Afin de garantir la mise en œuvre de ces règles de conduite ainsi que le professionnalisme des prestataires de services, le projet prévoit d’exiger une obligation de formation et de perfectionnement pour les conseillers à la clientèle, qui ne pourront fournir des services à la clientèle que s’ils sont enregistrés dans un registre public. De plus, la mise en œuvre de prétentions civiles de clients devrait être facilitée par deux mesures supplémentaires : premièrement, le fardeau de la preuve du respect des règles des conduite sera mis à la charge du prestataire de services, deuxièmement, les litiges avec les clients pourront être portés devant une instance de médiation avec le pouvoir de rendre des recommandations, qui, si elles ne sont pas suivies d’effet en faveur du client, auraient pour effet que les frais de justice seraient à la charge du prestataire sans égard au résultat au fond (cf. art. 107 CPC), voire même soumis à une instance de conciliation étatique avec un pouvoir décisionnel.

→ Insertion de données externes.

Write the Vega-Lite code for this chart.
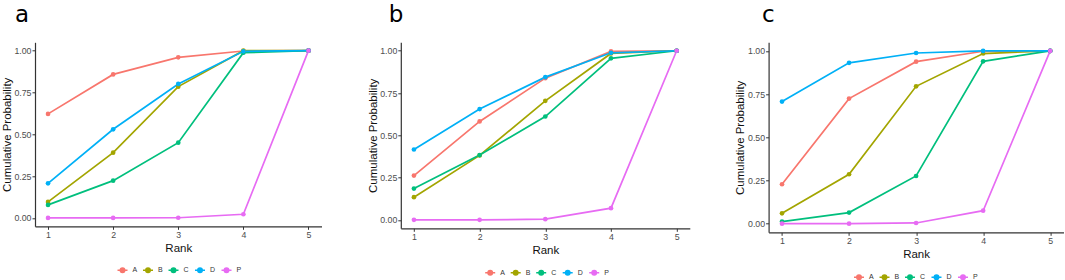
{
  "$schema": "https://vega.github.io/schema/vega-lite/v6.json",
  "padding": {"left": 1, "top": 3.3, "right": 0, "bottom": 0},
  "background": "white",
  "spacing": 78.8,
  "bounds": "flush",
  "config": {
    "view": {"stroke": null},
    "font": "Liberation Sans",
    "axis": {
      "grid": false,
      "domainColor": "#333333",
      "domainWidth": 1.2,
      "tickColor": "#333333",
      "tickSize": 3,
      "tickWidth": 1,
      "labelColor": "#4d4d4d",
      "labelFontSize": 8.8,
      "labelFont": "Liberation Sans",
      "titleFont": "Liberation Sans",
      "titleFontSize": 11.5,
      "titleFontWeight": "normal",
      "titleColor": "#111111"
    },
    "axisX": {"labelPadding": 1.5, "titlePadding": 2.5},
    "axisY": {"labelPadding": 1, "titlePadding": 1.5},
    "legend": {
      "orient": "none",
      "direction": "horizontal",
      "padding": 0,
      "labelFontSize": 7,
      "labelColor": "#333333",
      "labelFont": "Liberation Sans",
      "symbolSize": 100,
      "symbolStrokeWidth": 1.5,
      "labelOffset": 4,
      "columnPadding": 2.5,
      "symbolType": "M-1,0L1,0M-0.45,0A0.45,0.45,0,1,1,0.45,0A0.45,0.45,0,1,1,-0.45,0"
    },
    "title": {
      "anchor": "start",
      "frame": "group",
      "font": "DejaVu Sans",
      "fontSize": 23,
      "fontWeight": "normal",
      "color": "#000000",
      "baseline": "alphabetic"
    }
  },
  "data": {
    "values": [
      {"panel": "a", "trt": "A", "rank": 1, "p": 0.622},
      {"panel": "a", "trt": "A", "rank": 2, "p": 0.858},
      {"panel": "a", "trt": "A", "rank": 3, "p": 0.96},
      {"panel": "a", "trt": "A", "rank": 4, "p": 0.998},
      {"panel": "a", "trt": "A", "rank": 5, "p": 1},
      {"panel": "a", "trt": "B", "rank": 1, "p": 0.096},
      {"panel": "a", "trt": "B", "rank": 2, "p": 0.39},
      {"panel": "a", "trt": "B", "rank": 3, "p": 0.785},
      {"panel": "a", "trt": "B", "rank": 4, "p": 1},
      {"panel": "a", "trt": "B", "rank": 5, "p": 1},
      {"panel": "a", "trt": "C", "rank": 1, "p": 0.078},
      {"panel": "a", "trt": "C", "rank": 2, "p": 0.223},
      {"panel": "a", "trt": "C", "rank": 3, "p": 0.45},
      {"panel": "a", "trt": "C", "rank": 4, "p": 0.988},
      {"panel": "a", "trt": "C", "rank": 5, "p": 1},
      {"panel": "a", "trt": "D", "rank": 1, "p": 0.207},
      {"panel": "a", "trt": "D", "rank": 2, "p": 0.53},
      {"panel": "a", "trt": "D", "rank": 3, "p": 0.801},
      {"panel": "a", "trt": "D", "rank": 4, "p": 0.996},
      {"panel": "a", "trt": "D", "rank": 5, "p": 1},
      {"panel": "a", "trt": "P", "rank": 1, "p": 0.0},
      {"panel": "a", "trt": "P", "rank": 2, "p": 0.0},
      {"panel": "a", "trt": "P", "rank": 3, "p": 0.001},
      {"panel": "a", "trt": "P", "rank": 4, "p": 0.022},
      {"panel": "a", "trt": "P", "rank": 5, "p": 1},
      {"panel": "b", "trt": "A", "rank": 1, "p": 0.262},
      {"panel": "b", "trt": "A", "rank": 2, "p": 0.582},
      {"panel": "b", "trt": "A", "rank": 3, "p": 0.838},
      {"panel": "b", "trt": "A", "rank": 4, "p": 0.996},
      {"panel": "b", "trt": "A", "rank": 5, "p": 1},
      {"panel": "b", "trt": "B", "rank": 1, "p": 0.134},
      {"panel": "b", "trt": "B", "rank": 2, "p": 0.381},
      {"panel": "b", "trt": "B", "rank": 3, "p": 0.704},
      {"panel": "b", "trt": "B", "rank": 4, "p": 0.984},
      {"panel": "b", "trt": "B", "rank": 5, "p": 1},
      {"panel": "b", "trt": "C", "rank": 1, "p": 0.185},
      {"panel": "b", "trt": "C", "rank": 2, "p": 0.383},
      {"panel": "b", "trt": "C", "rank": 3, "p": 0.611},
      {"panel": "b", "trt": "C", "rank": 4, "p": 0.955},
      {"panel": "b", "trt": "C", "rank": 5, "p": 1},
      {"panel": "b", "trt": "D", "rank": 1, "p": 0.416},
      {"panel": "b", "trt": "D", "rank": 2, "p": 0.655},
      {"panel": "b", "trt": "D", "rank": 3, "p": 0.844},
      {"panel": "b", "trt": "D", "rank": 4, "p": 0.988},
      {"panel": "b", "trt": "D", "rank": 5, "p": 1},
      {"panel": "b", "trt": "P", "rank": 1, "p": 0.0},
      {"panel": "b", "trt": "P", "rank": 2, "p": 0.0},
      {"panel": "b", "trt": "P", "rank": 3, "p": 0.004},
      {"panel": "b", "trt": "P", "rank": 4, "p": 0.069},
      {"panel": "b", "trt": "P", "rank": 5, "p": 1},
      {"panel": "c", "trt": "A", "rank": 1, "p": 0.228},
      {"panel": "c", "trt": "A", "rank": 2, "p": 0.724},
      {"panel": "c", "trt": "A", "rank": 3, "p": 0.938},
      {"panel": "c", "trt": "A", "rank": 4, "p": 0.998},
      {"panel": "c", "trt": "A", "rank": 5, "p": 1},
      {"panel": "c", "trt": "B", "rank": 1, "p": 0.06},
      {"panel": "c", "trt": "B", "rank": 2, "p": 0.286},
      {"panel": "c", "trt": "B", "rank": 3, "p": 0.795},
      {"panel": "c", "trt": "B", "rank": 4, "p": 0.985},
      {"panel": "c", "trt": "B", "rank": 5, "p": 1},
      {"panel": "c", "trt": "C", "rank": 1, "p": 0.012},
      {"panel": "c", "trt": "C", "rank": 2, "p": 0.064},
      {"panel": "c", "trt": "C", "rank": 3, "p": 0.276},
      {"panel": "c", "trt": "C", "rank": 4, "p": 0.94},
      {"panel": "c", "trt": "C", "rank": 5, "p": 1},
      {"panel": "c", "trt": "D", "rank": 1, "p": 0.707},
      {"panel": "c", "trt": "D", "rank": 2, "p": 0.931},
      {"panel": "c", "trt": "D", "rank": 3, "p": 0.988},
      {"panel": "c", "trt": "D", "rank": 4, "p": 1},
      {"panel": "c", "trt": "D", "rank": 5, "p": 1},
      {"panel": "c", "trt": "P", "rank": 1, "p": 0.0},
      {"panel": "c", "trt": "P", "rank": 2, "p": 0.0},
      {"panel": "c", "trt": "P", "rank": 3, "p": 0.004},
      {"panel": "c", "trt": "P", "rank": 4, "p": 0.075},
      {"panel": "c", "trt": "P", "rank": 5, "p": 1}
    ]
  },
  "resolve": {
    "scale": {"stroke": "independent", "fill": "independent", "x": "independent", "y": "independent"},
    "legend": {"stroke": "independent", "fill": "independent"}
  },
  "hconcat": [
    {
      "width": 286.5,
      "height": 184,
      "title": {"text": "a", "dx": -19.9, "offset": 15.4},
      "transform": [{"filter": "datum.panel == 'a'"}],
      "encoding": {
        "x": {"field": "rank", "type": "quantitative", "title": "Rank", "scale": {"domain": [0.8, 5.2], "nice": false, "zero": false}, "axis": {"values": [1, 2, 3, 4, 5], "format": "d"}},
        "y": {"field": "p", "type": "quantitative", "title": "Cumulative Probability", "scale": {"domain": [-0.05, 1.05], "nice": false, "zero": false}, "axis": {"values": [0, 0.25, 0.5, 0.75, 1], "format": ".2f"}}
      },
      "layer": [
        {
          "mark": {"type": "line", "strokeWidth": 1.7},
          "encoding": {
            "stroke": {"field": "trt", "type": "nominal", "scale": {"domain": ["A", "B", "C", "D", "P"], "range": ["#F8766D", "#A3A500", "#00BF7D", "#00B0F6", "#E76BF3"]}, "legend": {"title": null, "legendX": 81.5, "legendY": 221.5}}
          }
        },
        {
          "mark": {"type": "point", "filled": true, "size": 22, "opacity": 1},
          "encoding": {
            "fill": {"field": "trt", "type": "nominal", "scale": {"domain": ["A", "B", "C", "D", "P"], "range": ["#F8766D", "#A3A500", "#00BF7D", "#00B0F6", "#E76BF3"]}, "legend": {"title": null, "legendX": 81.5, "legendY": 221.5}}
          }
        }
      ]
    },
    {
      "width": 289,
      "height": 186,
      "title": {"text": "b", "dx": -12, "offset": 15},
      "transform": [{"filter": "datum.panel == 'b'"}],
      "encoding": {
        "x": {"field": "rank", "type": "quantitative", "title": "Rank", "scale": {"domain": [0.8, 5.2], "nice": false, "zero": false}, "axis": {"values": [1, 2, 3, 4, 5], "format": "d"}},
        "y": {"field": "p", "type": "quantitative", "title": "Cumulative Probability", "scale": {"domain": [-0.05, 1.05], "nice": false, "zero": false}, "axis": {"values": [0, 0.25, 0.5, 0.75, 1], "format": ".2f"}}
      },
      "layer": [
        {
          "mark": {"type": "line", "strokeWidth": 1.7},
          "encoding": {
            "stroke": {"field": "trt", "type": "nominal", "scale": {"domain": ["A", "B", "C", "D", "P"], "range": ["#F8766D", "#A3A500", "#00BF7D", "#00B0F6", "#E76BF3"]}, "legend": {"title": null, "legendX": 83.4, "legendY": 224}}
          }
        },
        {
          "mark": {"type": "point", "filled": true, "size": 22, "opacity": 1},
          "encoding": {
            "fill": {"field": "trt", "type": "nominal", "scale": {"domain": ["A", "B", "C", "D", "P"], "range": ["#F8766D", "#A3A500", "#00BF7D", "#00B0F6", "#E76BF3"]}, "legend": {"title": null, "legendX": 83.4, "legendY": 224}}
          }
        }
      ]
    },
    {
      "width": 295,
      "height": 190,
      "title": {"text": "c", "dx": -6.6, "offset": 15.4},
      "transform": [{"filter": "datum.panel == 'c'"}],
      "encoding": {
        "x": {"field": "rank", "type": "quantitative", "title": "Rank", "scale": {"domain": [0.8, 5.2], "nice": false, "zero": false}, "axis": {"values": [1, 2, 3, 4, 5], "format": "d"}},
        "y": {"field": "p", "type": "quantitative", "title": "Cumulative Probability", "scale": {"domain": [-0.05, 1.05], "nice": false, "zero": false}, "axis": {"values": [0, 0.25, 0.5, 0.75, 1], "format": ".2f"}}
      },
      "layer": [
        {
          "mark": {"type": "line", "strokeWidth": 1.7},
          "encoding": {
            "stroke": {"field": "trt", "type": "nominal", "scale": {"domain": ["A", "B", "C", "D", "P"], "range": ["#F8766D", "#A3A500", "#00BF7D", "#00B0F6", "#E76BF3"]}, "legend": {"title": null, "legendX": 84.4, "legendY": 228.5}}
          }
        },
        {
          "mark": {"type": "point", "filled": true, "size": 22, "opacity": 1},
          "encoding": {
            "fill": {"field": "trt", "type": "nominal", "scale": {"domain": ["A", "B", "C", "D", "P"], "range": ["#F8766D", "#A3A500", "#00BF7D", "#00B0F6", "#E76BF3"]}, "legend": {"title": null, "legendX": 84.4, "legendY": 228.5}}
          }
        }
      ]
    }
  ]
}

Le rapport n’examine pas la question des actions collectives à l’américaine, mais réserve un autre rapport qui devra être présenté au Conseil fédéral dans le courant de l’année.
Enfin, le rapport envisage de se départir d’une stricte application du principe de territorialité dans la réglementation de la prestation de services transfrontière vers la Suisse. Ainsi, si des prestataires étrangers, même sans présence physique permanente sur territoire helvétique, entendent fournir des services à des clients en Suisse, ils devront, d’après le rapport, respecter les règles de conduite suisses, voire être enregistrés en Suisse ou même – s’inspirant de MiFID II – disposer d’une succursale en Suisse, ce qui limitera de façon significative l’accès au marché pour les prestataires de pays tiers.
En synthèse, le Rapport sur la loi sur les services financiers annonce de nombreux changements fondamentaux pour la place financière suisse. En comparaison internationale, il s’agit dans l’ensemble plus d’une remise à niveau avec les standards européens que d’une véritable innovation réglementaire. Toutefois, depuis l’exercice Swisslex dans les années 90, l’écart entre le droit suisse et le droit européen s’est creusé dans le domaine financier et ce ne sera pas chose aisée que de le combler, que ce soit pour les autorités de surveillance ou les assujettis. Il reste, dès lors, à voir quelle sera la réception faite à ce projet législatif et s’il aura plus de succès que les Rapports Zimmerli et Zufferey dont les ambitions initiales n’ont abouti qu’à un résultat limité.